A River Called Titas, 1973

A River Called Titas opens to the eerily desolate yet tranquil sight of a receded river basin as the expressive voice of a traditional folk singer (Dheeraj Uddin Fakir) serenades the mighty Titas River in East Bengal with a soulful ode on the river’s inconstant ebb and flow that manifests its alternately fickle grace, mercy, and wrath towards the local villagers who rely on the river for their humble commerce and survival. At a fishing village near the riverbank, a girl named Basanti prepares for the Maghmandal ritual to commemorate the coming of winter and her passage to maturity as two friends, Kishore and Subol compete for her affection by building a leaf boat in her honor before joining an uncle to embark on their first extended fishing expedition to the village of Ujaninajar.
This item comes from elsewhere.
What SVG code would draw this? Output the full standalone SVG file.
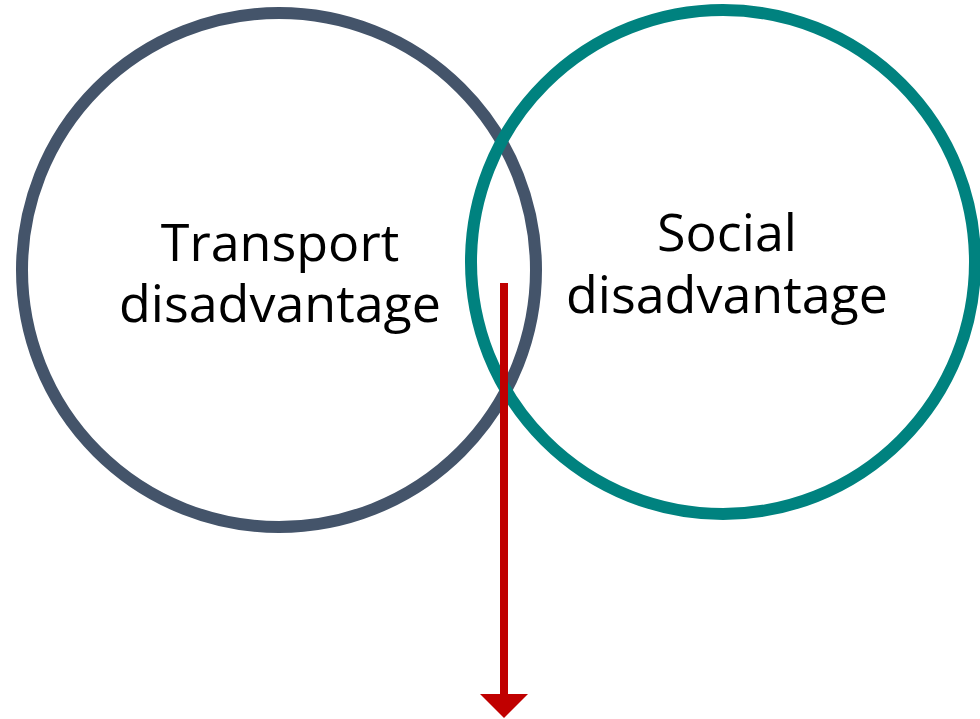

However, fate invariably intercedes when, years later, Kishore (Prabir Mitra), while staying at a distant village to fish, rescues a beautiful young woman named Rajar Jhi (Kabari Choudhury) during a tribal scuffle. Persuaded by a local fisherman to return to the village to meet the tribal elder in order to foster closer economic and social ties between their communities, Kishore soon realizes that the town’s implication of a “binding gift” is an arranged marriage to Rajar Jhi. It is a union that proves to be short-lived when bandits board their boat en route home, and a distraught and inconsolable Kishore becomes mad with grief. Inevitably, the villagers’ inalterable pattern of austerity, despair, and tragedy emerges as the star-crossed Basanti (Rosy Samad), abandoned by her childhood love, is married off to Kishore’s romantic rival Subol, who too is soon lost to the silent, unforgiving waters.

Adapted from the Bengali novel by Advaita Malo Barman, A River Called Titas is a thoughtful, sincere, and bittersweet chronicle of poverty, obsolescence, cultural identity and erasure. Ritwik Ghatak characteristically integrates visual economy, stylized camerawork, and idiosyncratic lyricism through allusive, traditional folk songs, cyclical environmental (and existential) phenomena, and exaggerated natural rhythms and diegetic sounds that illustrate the inherent correlation between landscape and human ritual (fishing activity, tribal customs, and ceremonial festivals). Moreover, through the childless young widow Basanti, Ghatak parallels the increasing barrenness of the environment – a devastating local catastrophe that is further exacerbated by ongoing petty (and often socially motivated) self-interest and fractured relationships within the community that contribute to the inevitable dissolution of the village – with the seemingly inevitable cultural extinction of the Bengali people as a result of the Partition of Bengal between British India and Pakistan in 1947. (Note the similarity to the emotionally abandoned, self-sacrificing heroine Nita, a displaced Bengali refugee, in Ghatak’s earlier film, The Cloud-Capped Star.) By presenting the trauma and desolation of unnatural crisis and division, the film serves as a passionate and haunting elegy for a dying culture, and a native son’s irreconcilable personal chronicle of loss, melancholy, and resigned, inarticulable rage.